- PROVIDED RECORDS -

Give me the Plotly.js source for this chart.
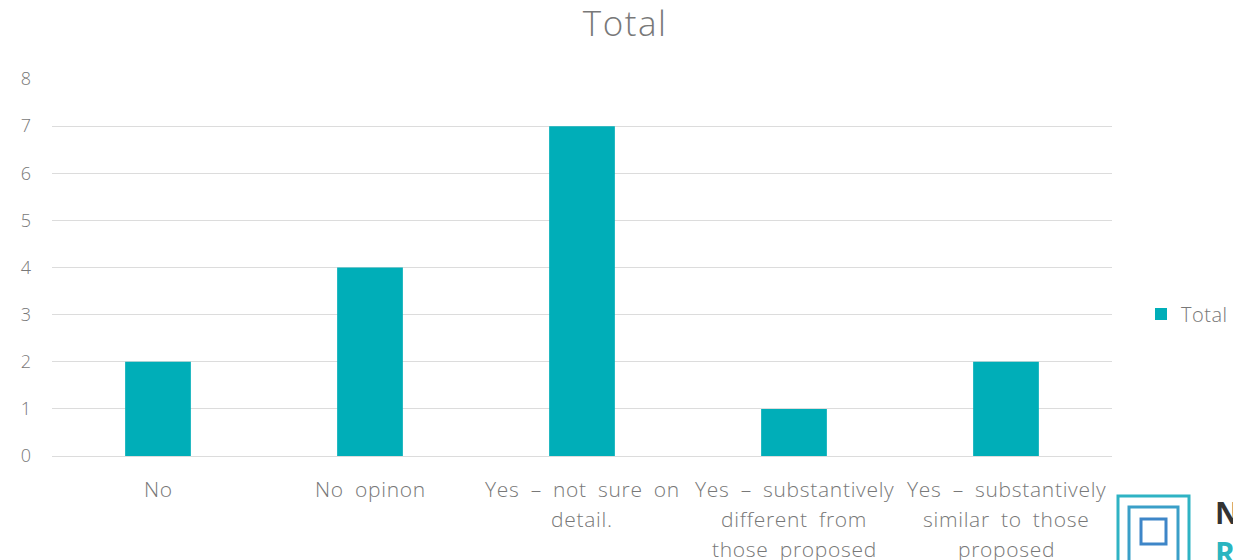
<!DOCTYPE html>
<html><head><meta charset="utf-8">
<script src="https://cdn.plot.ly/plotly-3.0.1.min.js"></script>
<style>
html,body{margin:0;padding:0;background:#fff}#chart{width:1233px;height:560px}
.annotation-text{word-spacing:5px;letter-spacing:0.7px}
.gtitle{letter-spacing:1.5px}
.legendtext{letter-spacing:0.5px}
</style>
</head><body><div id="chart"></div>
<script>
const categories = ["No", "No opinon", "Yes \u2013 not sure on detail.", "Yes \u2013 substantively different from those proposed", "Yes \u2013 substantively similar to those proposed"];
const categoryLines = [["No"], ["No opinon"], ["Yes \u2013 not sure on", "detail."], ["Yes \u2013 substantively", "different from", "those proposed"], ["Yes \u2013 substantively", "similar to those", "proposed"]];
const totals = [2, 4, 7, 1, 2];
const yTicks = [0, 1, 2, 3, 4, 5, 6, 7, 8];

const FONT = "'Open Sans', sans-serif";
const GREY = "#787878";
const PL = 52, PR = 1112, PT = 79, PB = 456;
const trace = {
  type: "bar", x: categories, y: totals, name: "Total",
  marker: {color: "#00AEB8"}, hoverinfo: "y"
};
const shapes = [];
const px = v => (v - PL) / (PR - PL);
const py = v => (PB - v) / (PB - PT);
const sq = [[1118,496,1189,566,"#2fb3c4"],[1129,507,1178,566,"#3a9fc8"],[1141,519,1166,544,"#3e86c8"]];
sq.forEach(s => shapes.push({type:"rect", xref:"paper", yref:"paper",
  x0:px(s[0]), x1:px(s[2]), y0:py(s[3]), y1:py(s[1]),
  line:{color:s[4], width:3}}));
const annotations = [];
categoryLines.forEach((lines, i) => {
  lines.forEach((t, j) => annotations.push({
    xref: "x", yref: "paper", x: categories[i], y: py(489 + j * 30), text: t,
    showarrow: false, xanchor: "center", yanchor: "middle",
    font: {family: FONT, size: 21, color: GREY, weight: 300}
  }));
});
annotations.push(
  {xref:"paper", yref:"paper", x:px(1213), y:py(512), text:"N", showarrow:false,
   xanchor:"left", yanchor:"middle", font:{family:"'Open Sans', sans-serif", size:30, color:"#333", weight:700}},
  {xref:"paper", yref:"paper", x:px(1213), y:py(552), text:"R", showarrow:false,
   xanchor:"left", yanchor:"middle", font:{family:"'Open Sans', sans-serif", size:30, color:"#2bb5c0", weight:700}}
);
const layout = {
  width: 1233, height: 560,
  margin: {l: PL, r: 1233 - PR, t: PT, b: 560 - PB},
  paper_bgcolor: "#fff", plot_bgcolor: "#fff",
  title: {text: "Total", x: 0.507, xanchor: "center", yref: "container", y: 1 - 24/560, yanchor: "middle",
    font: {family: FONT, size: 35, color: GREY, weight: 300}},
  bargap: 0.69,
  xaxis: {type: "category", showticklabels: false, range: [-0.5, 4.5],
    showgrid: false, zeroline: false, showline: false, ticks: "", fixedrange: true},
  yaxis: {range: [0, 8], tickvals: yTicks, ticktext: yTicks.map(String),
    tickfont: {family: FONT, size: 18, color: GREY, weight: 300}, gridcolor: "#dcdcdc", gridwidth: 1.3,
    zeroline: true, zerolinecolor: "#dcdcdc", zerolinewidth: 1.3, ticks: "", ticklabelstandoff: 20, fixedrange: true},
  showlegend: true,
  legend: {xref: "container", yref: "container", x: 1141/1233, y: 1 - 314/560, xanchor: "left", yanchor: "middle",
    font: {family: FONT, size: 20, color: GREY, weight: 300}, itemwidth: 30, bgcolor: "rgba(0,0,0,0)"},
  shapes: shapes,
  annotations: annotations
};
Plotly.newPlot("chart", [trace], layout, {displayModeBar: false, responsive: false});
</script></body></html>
---
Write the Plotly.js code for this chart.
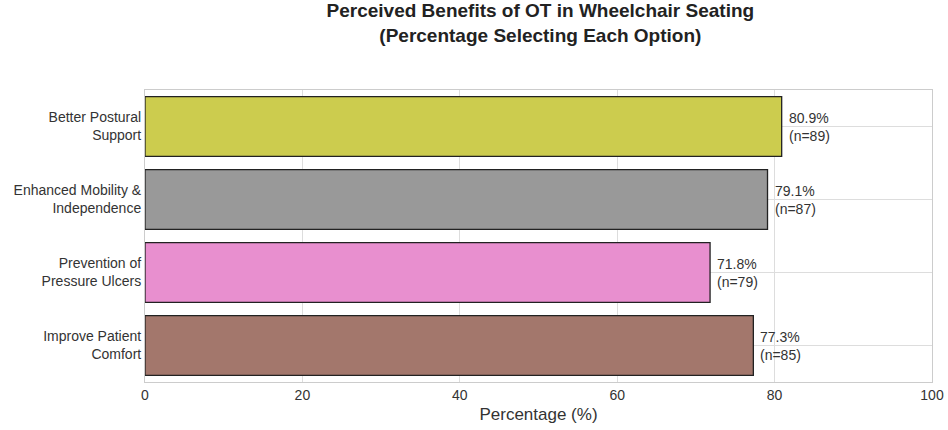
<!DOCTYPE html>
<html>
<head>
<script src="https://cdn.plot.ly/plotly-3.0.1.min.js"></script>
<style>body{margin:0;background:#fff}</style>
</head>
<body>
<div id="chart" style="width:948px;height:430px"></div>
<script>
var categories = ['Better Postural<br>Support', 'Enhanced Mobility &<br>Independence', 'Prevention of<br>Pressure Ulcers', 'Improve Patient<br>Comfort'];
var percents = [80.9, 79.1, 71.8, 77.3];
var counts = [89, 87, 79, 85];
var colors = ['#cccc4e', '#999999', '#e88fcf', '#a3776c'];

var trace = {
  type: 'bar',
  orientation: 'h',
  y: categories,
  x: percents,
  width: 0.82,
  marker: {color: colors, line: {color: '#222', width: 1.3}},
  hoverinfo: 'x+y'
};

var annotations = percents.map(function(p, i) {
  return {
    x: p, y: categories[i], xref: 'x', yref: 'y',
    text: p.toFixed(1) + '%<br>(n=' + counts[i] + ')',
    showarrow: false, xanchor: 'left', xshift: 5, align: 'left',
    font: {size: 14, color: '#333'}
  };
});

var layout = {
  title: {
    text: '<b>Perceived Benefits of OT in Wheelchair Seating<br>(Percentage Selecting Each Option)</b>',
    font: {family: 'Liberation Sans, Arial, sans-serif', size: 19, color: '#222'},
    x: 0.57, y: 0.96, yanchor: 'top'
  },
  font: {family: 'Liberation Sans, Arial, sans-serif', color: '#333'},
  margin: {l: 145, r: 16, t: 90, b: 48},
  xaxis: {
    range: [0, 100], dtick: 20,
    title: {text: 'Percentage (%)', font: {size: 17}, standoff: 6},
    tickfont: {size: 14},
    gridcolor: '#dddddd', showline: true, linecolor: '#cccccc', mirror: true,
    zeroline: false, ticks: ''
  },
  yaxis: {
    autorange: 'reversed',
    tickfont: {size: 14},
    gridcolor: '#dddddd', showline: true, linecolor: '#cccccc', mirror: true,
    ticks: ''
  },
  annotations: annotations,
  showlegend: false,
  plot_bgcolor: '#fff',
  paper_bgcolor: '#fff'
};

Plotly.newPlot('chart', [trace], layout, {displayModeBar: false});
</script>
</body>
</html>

- REQUIRED TASK -
Return only those lines of the records that contain the string "this".

- WRITTEN REPLY -
Give me the Plotly.js source for this chart.
Write the Plotly.js code for this chart.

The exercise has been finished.